Abstract

In the presence of time window policies for electric vehicles (EVs) and internal combustion engine vehicles (ICVs), a logistics service provider (LSP) may renew her fleet by partially replacing existing ICVs with either only EVs (strategy E) or a mix of EVs and new ICVs (strategy H). In this paper, we investigate the LSP's choice between strategies E and H and the impacts of these time window policies on the LSP's EV usage rate and the social welfare. We analyze a two-echelon supply chain involving an EV manufacturer and an LSP or two competing LSPs and perform game analyses. The EV manufacturer determines the driving range and sale price of EVs and the LSP makes her EV usage rate and service pricing decisions.
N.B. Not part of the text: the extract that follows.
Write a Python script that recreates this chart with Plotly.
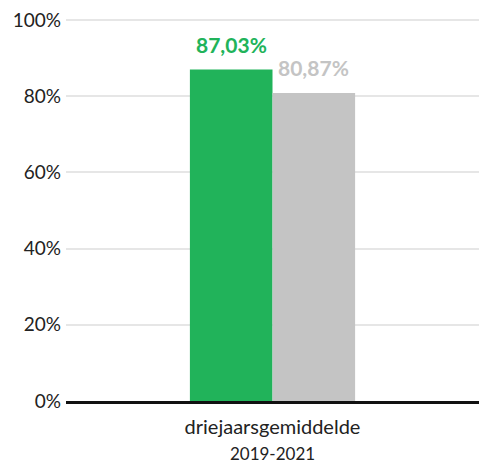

We find that strategy H is not always more profitable than strategy E, which depends on the unit operating cost for new ICVs and the portion of demand fulfilled by new vehicles. If they are sufficiently high or both of them are sufficiently low, then the LSP should opt for strategy E. A wider time window for EVs can encourage the monopolistic LSP's EV usage rate, whereas a narrower time window for ICVs can encourage (discourage) this LSP's EV usage rate if the demand potential for her service is sufficiently large (small). In addition, the per mile environmental impact of using EVs also influences the impacts of time window factors for EVs and ICVs on the social welfare.